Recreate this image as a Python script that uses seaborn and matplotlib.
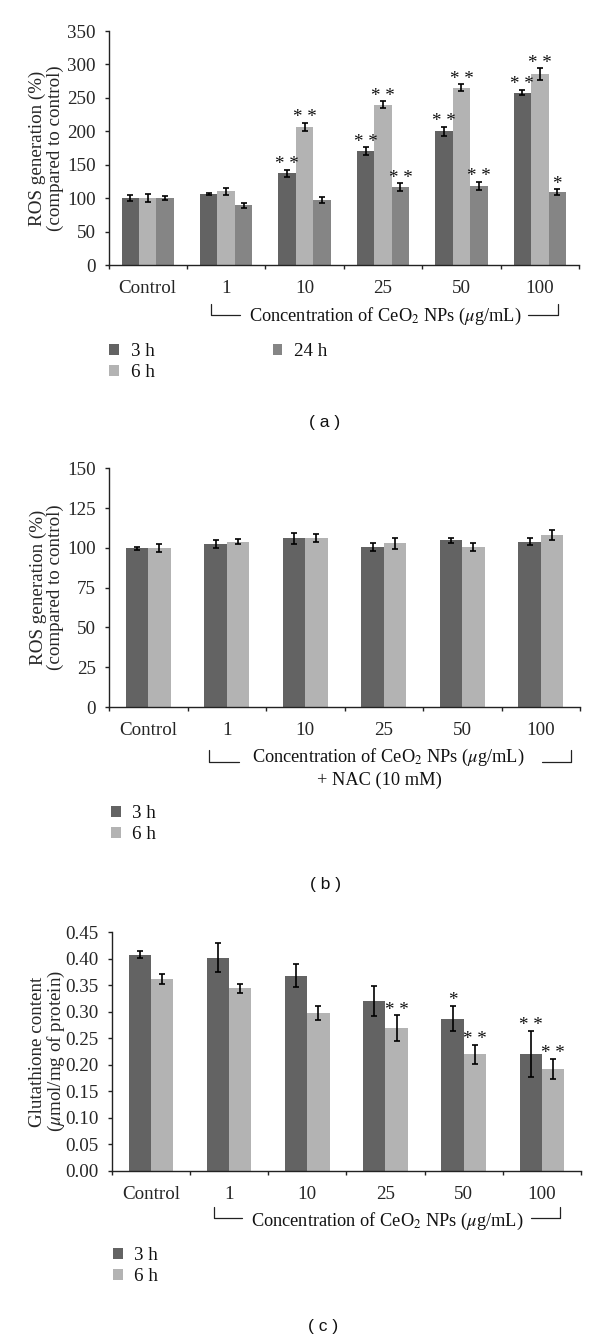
import matplotlib
matplotlib.use("Agg")
import matplotlib.pyplot as plt
import numpy as np
import pandas as pd
import seaborn as sns
from matplotlib.lines import Line2D

# 数据
categories = ["Control", "1", "10", "25", "50", "100"]

# (a) ROS generation
a_3h = [100, 106, 137, 170, 200, 258]
a_3h_err = [4, 1.5, 5, 6, 7, 4]
a_6h = [100, 110, 207, 240, 265, 285]
a_6h_err = [6, 5, 6, 5, 5, 9]
a_24h = [100, 89, 97, 116, 118, 109]
a_24h_err = [3, 4, 5, 6, 6, 4]
a_3h_sig = ["", "", "* *", "* *", "* *", "* *"]
a_6h_sig = ["", "", "* *", "* *", "* *", "* *"]
a_24h_sig = ["", "", "", "* *", "* *", "*"]

# (b) ROS generation + NAC
b_3h = [99.7, 102.6, 106, 100.7, 104.8, 104]
b_3h_err = [1, 2.5, 3.5, 2.5, 1.5, 2.5]
b_6h = [100, 104, 106, 102.8, 100.8, 108]
b_6h_err = [2.5, 1.8, 2.5, 3.5, 2.5, 3]

# (c) Glutathione
c_3h = [0.408, 0.402, 0.368, 0.320, 0.287, 0.220]
c_3h_err = [0.007, 0.027, 0.022, 0.028, 0.024, 0.044]
c_6h = [0.362, 0.344, 0.298, 0.269, 0.220, 0.192]
c_6h_err = [0.010, 0.009, 0.013, 0.024, 0.018, 0.019]
c_3h_sig = ["", "", "", "", "*", "* *"]
c_6h_sig = ["", "", "", "* *", "* *", "* *"]

colors = {"3 h": "#636363", "6 h": "#b3b3b3", "24 h": "#858585"}
FS = 13.7
FS_NOTE = 13.2  # 括号内说明文字

sns.set_style("ticks")
plt.rcParams["font.family"] = ["Liberation Serif", "DejaVu Serif"]
plt.rcParams["mathtext.fontset"] = "stix"
plt.rcParams["font.size"] = FS
plt.rcParams["text.color"] = "#111111"

W, H = 600, 1342
fig = plt.figure(figsize=(W / 100, H / 100), dpi=100)


def fx(x):
    return x / W


def fy(y):
    return 1 - y / H


def draw_panel(rect, series, errs, sigs, width, ylim, yticks, fmt, ylabel):
    ax = fig.add_axes(rect)
    levels = list(series.keys())
    df = pd.DataFrame({
        "conc": categories * len(levels),
        "value": sum([series[k] for k in levels], []),
        "time": sum([[k] * len(categories) for k in levels], []),
    })
    sns.barplot(data=df, x="conc", y="value", hue="time", order=categories, hue_order=levels,
                palette=colors, errorbar=None, width=width, gap=0, saturation=1,
                linewidth=0, legend=False, ax=ax)
    bars = list(ax.containers)
    for cont, k in zip(bars, levels):
        xs = [p.get_x() + p.get_width() / 2 for p in cont]
        hs = [p.get_height() for p in cont]
        ax.errorbar(xs, hs, yerr=errs[k], fmt="none", ecolor="black", elinewidth=1.2,
                    capsize=2.2, capthick=1.2, zorder=3)
        if k in sigs:
            for x, h, e, s in zip(xs, hs, errs[k], sigs[k]):
                if s:
                    ax.annotate(s, (x, h + e), xytext=(0, 0.5), textcoords="offset points",
                                ha="center", va="baseline", fontsize=FS)
    ax.set_xlim(-0.5, 5.5)
    ax.set_ylim(*ylim)
    ax.set_yticks(yticks)
    ax.set_yticklabels([fmt.format(v) for v in yticks])
    ax.set_xticks(range(len(categories)))
    ax.set_xticklabels(categories)
    ax.set_xticks(np.arange(-0.5, 6, 1), minor=True)
    ax.tick_params(axis="x", which="major", length=0, pad=11, labelsize=FS)
    ax.tick_params(axis="x", which="minor", length=3, width=1, direction="out", color="#222222")
    ax.tick_params(axis="y", length=3, width=1, pad=6.3, labelsize=FS, color="#222222")
    ax.set_xlabel("")
    ax.set_ylabel(ylabel, fontsize=FS, linespacing=1.0)
    ax.yaxis.set_label_coords(-0.095, 0.5)
    sns.despine(ax=ax)
    for sp in ["left", "bottom"]:
        ax.spines[sp].set_linewidth(1.0)
        ax.spines[sp].set_color("#222222")
    return ax, bars, levels


def bracket(xl, xr, y_line, y_top, xl_end, xr_start):
    kw = dict(color="#222222", linewidth=0.9, transform=fig.transFigure)
    fig.add_artist(Line2D([fx(xl), fx(xl), fx(xl_end)], [fy(y_top), fy(y_line), fy(y_line)], **kw))
    fig.add_artist(Line2D([fx(xr_start), fx(xr), fx(xr)], [fy(y_line), fy(y_line), fy(y_top)], **kw))


def legend(ax, bars, levels, x, y, ncol=1):
    ax.legend(bars, levels, loc="upper left", bbox_to_anchor=(fx(x), fy(y)),
              bbox_transform=fig.transFigure, ncol=ncol, frameon=False, fontsize=FS,
              handlelength=0.52, handleheight=0.52, handletextpad=0.62, labelspacing=0.2,
              columnspacing=6.2, borderpad=0, borderaxespad=0)


conc_text = "Concentration of CeO$_2$ NPs ($\\mu$g/mL)"

# (a)
ax_a, bars_a, lv_a = draw_panel(
    [fx(108.5), fy(265), fx(579) - fx(108.5), (265 - 31) / H],
    {"3 h": a_3h, "6 h": a_6h, "24 h": a_24h},
    {"3 h": a_3h_err, "6 h": a_6h_err, "24 h": a_24h_err},
    {"3 h": a_3h_sig, "6 h": a_6h_sig, "24 h": a_24h_sig},
    0.667, (0, 350), list(range(0, 351, 50)), "{:d}",
    "ROS generation (%)\n(compared to control)")
bracket(211, 557.7, 315, 304.3, 240, 528)
fig.text(fx(385), fy(316.7), conc_text, ha="center", va="center", fontsize=FS_NOTE)
legend(ax_a, bars_a, lv_a, 109, 343, ncol=2)
fig.text(fx(325), fy(423), "( a )", ha="center", va="center", fontsize=12.5,
         family=["Liberation Sans", "DejaVu Sans"])

# (b)
ax_b, bars_b, lv_b = draw_panel(
    [fx(109), fy(707), fx(580) - fx(109), (707 - 468.3) / H],
    {"3 h": b_3h, "6 h": b_6h},
    {"3 h": b_3h_err, "6 h": b_6h_err},
    {},
    0.57, (0, 150), list(range(0, 151, 25)), "{:d}",
    "ROS generation (%)\n(compared to control)")
bracket(209, 571, 762.3, 750, 239, 542)
fig.text(fx(388), fy(757), conc_text, ha="center", va="center", fontsize=FS_NOTE)
fig.text(fx(379), fy(780), "+ NAC (10 mM)", ha="center", va="center", fontsize=FS_NOTE)
legend(ax_b, bars_b, lv_b, 110.7, 805)
fig.text(fx(325), fy(885), "( b )", ha="center", va="center", fontsize=12.5,
         family=["Liberation Sans", "DejaVu Sans"])

# (c)
ax_c, bars_c, lv_c = draw_panel(
    [fx(111.7), fy(1170.5), fx(581) - fx(111.7), (1170.5 - 932.3) / H],
    {"3 h": c_3h, "6 h": c_6h},
    {"3 h": c_3h_err, "6 h": c_6h_err},
    {"3 h": c_3h_sig, "6 h": c_6h_sig},
    0.57, (0, 0.45), [round(v, 2) for v in np.arange(0, 0.451, 0.05)], "{:.2f}",
    "Glutathione content\n($\\mu$mol/mg of protein)")
bracket(214, 559.6, 1218, 1207, 241.7, 531)
fig.text(fx(387), fy(1221.7), conc_text, ha="center", va="center", fontsize=FS_NOTE)
legend(ax_c, bars_c, lv_c, 112.7, 1247)
fig.text(fx(323), fy(1327), "( c )", ha="center", va="center", fontsize=12.5,
         family=["Liberation Sans", "DejaVu Sans"])

fig.savefig("out.png", dpi=100)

+ + + +

● **YOUR TASK**
Transcribe the material exactly, leaving every picture out.

● **EXERCISE ANSWER**
Recreate this image as a Python script that uses seaborn and matplotlib.
import matplotlib
matplotlib.use("Agg")
import matplotlib.pyplot as plt
import numpy as np
import pandas as pd
import seaborn as sns
from matplotlib.lines import Line2D

# 数据
categories = ["Control", "1", "10", "25", "50", "100"]

# (a) ROS generation
a_3h = [100, 106, 137, 170, 200, 258]
a_3h_err = [4, 1.5, 5, 6, 7, 4]
a_6h = [100, 110, 207, 240, 265, 285]
a_6h_err = [6, 5, 6, 5, 5, 9]
a_24h = [100, 89, 97, 116, 118, 109]
a_24h_err = [3, 4, 5, 6, 6, 4]
a_3h_sig = ["", "", "* *", "* *", "* *", "* *"]
a_6h_sig = ["", "", "* *", "* *", "* *", "* *"]
a_24h_sig = ["", "", "", "* *", "* *", "*"]

# (b) ROS generation + NAC
b_3h = [99.7, 102.6, 106, 100.7, 104.8, 104]
b_3h_err = [1, 2.5, 3.5, 2.5, 1.5, 2.5]
b_6h = [100, 104, 106, 102.8, 100.8, 108]
b_6h_err = [2.5, 1.8, 2.5, 3.5, 2.5, 3]

# (c) Glutathione
c_3h = [0.408, 0.402, 0.368, 0.320, 0.287, 0.220]
c_3h_err = [0.007, 0.027, 0.022, 0.028, 0.024, 0.044]
c_6h = [0.362, 0.344, 0.298, 0.269, 0.220, 0.192]
c_6h_err = [0.010, 0.009, 0.013, 0.024, 0.018, 0.019]
c_3h_sig = ["", "", "", "", "*", "* *"]
c_6h_sig = ["", "", "", "* *", "* *", "* *"]

colors = {"3 h": "#636363", "6 h": "#b3b3b3", "24 h": "#858585"}
FS = 13.7
FS_NOTE = 13.2  # 括号内说明文字

sns.set_style("ticks")
plt.rcParams["font.family"] = ["Liberation Serif", "DejaVu Serif"]
plt.rcParams["mathtext.fontset"] = "stix"
plt.rcParams["font.size"] = FS
plt.rcParams["text.color"] = "#111111"

W, H = 600, 1342
fig = plt.figure(figsize=(W / 100, H / 100), dpi=100)


def fx(x):
    return x / W


def fy(y):
    return 1 - y / H


def draw_panel(rect, series, errs, sigs, width, ylim, yticks, fmt, ylabel):
    ax = fig.add_axes(rect)
    levels = list(series.keys())
    df = pd.DataFrame({
        "conc": categories * len(levels),
        "value": sum([series[k] for k in levels], []),
        "time": sum([[k] * len(categories) for k in levels], []),
    })
    sns.barplot(data=df, x="conc", y="value", hue="time", order=categories, hue_order=levels,
                palette=colors, errorbar=None, width=width, gap=0, saturation=1,
                linewidth=0, legend=False, ax=ax)
    bars = list(ax.containers)
    for cont, k in zip(bars, levels):
        xs = [p.get_x() + p.get_width() / 2 for p in cont]
        hs = [p.get_height() for p in cont]
        ax.errorbar(xs, hs, yerr=errs[k], fmt="none", ecolor="black", elinewidth=1.2,
                    capsize=2.2, capthick=1.2, zorder=3)
        if k in sigs:
            for x, h, e, s in zip(xs, hs, errs[k], sigs[k]):
                if s:
                    ax.annotate(s, (x, h + e), xytext=(0, 0.5), textcoords="offset points",
                                ha="center", va="baseline", fontsize=FS)
    ax.set_xlim(-0.5, 5.5)
    ax.set_ylim(*ylim)
    ax.set_yticks(yticks)
    ax.set_yticklabels([fmt.format(v) for v in yticks])
    ax.set_xticks(range(len(categories)))
    ax.set_xticklabels(categories)
    ax.set_xticks(np.arange(-0.5, 6, 1), minor=True)
    ax.tick_params(axis="x", which="major", length=0, pad=11, labelsize=FS)
    ax.tick_params(axis="x", which="minor", length=3, width=1, direction="out", color="#222222")
    ax.tick_params(axis="y", length=3, width=1, pad=6.3, labelsize=FS, color="#222222")
    ax.set_xlabel("")
    ax.set_ylabel(ylabel, fontsize=FS, linespacing=1.0)
    ax.yaxis.set_label_coords(-0.095, 0.5)
    sns.despine(ax=ax)
    for sp in ["left", "bottom"]:
        ax.spines[sp].set_linewidth(1.0)
        ax.spines[sp].set_color("#222222")
    return ax, bars, levels


def bracket(xl, xr, y_line, y_top, xl_end, xr_start):
    kw = dict(color="#222222", linewidth=0.9, transform=fig.transFigure)
    fig.add_artist(Line2D([fx(xl), fx(xl), fx(xl_end)], [fy(y_top), fy(y_line), fy(y_line)], **kw))
    fig.add_artist(Line2D([fx(xr_start), fx(xr), fx(xr)], [fy(y_line), fy(y_line), fy(y_top)], **kw))


def legend(ax, bars, levels, x, y, ncol=1):
    ax.legend(bars, levels, loc="upper left", bbox_to_anchor=(fx(x), fy(y)),
              bbox_transform=fig.transFigure, ncol=ncol, frameon=False, fontsize=FS,
              handlelength=0.52, handleheight=0.52, handletextpad=0.62, labelspacing=0.2,
              columnspacing=6.2, borderpad=0, borderaxespad=0)


conc_text = "Concentration of CeO$_2$ NPs ($\\mu$g/mL)"

# (a)
ax_a, bars_a, lv_a = draw_panel(
    [fx(108.5), fy(265), fx(579) - fx(108.5), (265 - 31) / H],
    {"3 h": a_3h, "6 h": a_6h, "24 h": a_24h},
    {"3 h": a_3h_err, "6 h": a_6h_err, "24 h": a_24h_err},
    {"3 h": a_3h_sig, "6 h": a_6h_sig, "24 h": a_24h_sig},
    0.667, (0, 350), list(range(0, 351, 50)), "{:d}",
    "ROS generation (%)\n(compared to control)")
bracket(211, 557.7, 315, 304.3, 240, 528)
fig.text(fx(385), fy(316.7), conc_text, ha="center", va="center", fontsize=FS_NOTE)
legend(ax_a, bars_a, lv_a, 109, 343, ncol=2)
fig.text(fx(325), fy(423), "( a )", ha="center", va="center", fontsize=12.5,
         family=["Liberation Sans", "DejaVu Sans"])

# (b)
ax_b, bars_b, lv_b = draw_panel(
    [fx(109), fy(707), fx(580) - fx(109), (707 - 468.3) / H],
    {"3 h": b_3h, "6 h": b_6h},
    {"3 h": b_3h_err, "6 h": b_6h_err},
    {},
    0.57, (0, 150), list(range(0, 151, 25)), "{:d}",
    "ROS generation (%)\n(compared to control)")
bracket(209, 571, 762.3, 750, 239, 542)
fig.text(fx(388), fy(757), conc_text, ha="center", va="center", fontsize=FS_NOTE)
fig.text(fx(379), fy(780), "+ NAC (10 mM)", ha="center", va="center", fontsize=FS_NOTE)
legend(ax_b, bars_b, lv_b, 110.7, 805)
fig.text(fx(325), fy(885), "( b )", ha="center", va="center", fontsize=12.5,
         family=["Liberation Sans", "DejaVu Sans"])

# (c)
ax_c, bars_c, lv_c = draw_panel(
    [fx(111.7), fy(1170.5), fx(581) - fx(111.7), (1170.5 - 932.3) / H],
    {"3 h": c_3h, "6 h": c_6h},
    {"3 h": c_3h_err, "6 h": c_6h_err},
    {"3 h": c_3h_sig, "6 h": c_6h_sig},
    0.57, (0, 0.45), [round(v, 2) for v in np.arange(0, 0.451, 0.05)], "{:.2f}",
    "Glutathione content\n($\\mu$mol/mg of protein)")
bracket(214, 559.6, 1218, 1207, 241.7, 531)
fig.text(fx(387), fy(1221.7), conc_text, ha="center", va="center", fontsize=FS_NOTE)
legend(ax_c, bars_c, lv_c, 112.7, 1247)
fig.text(fx(323), fy(1327), "( c )", ha="center", va="center", fontsize=12.5,
         family=["Liberation Sans", "DejaVu Sans"])

fig.savefig("out.png", dpi=100)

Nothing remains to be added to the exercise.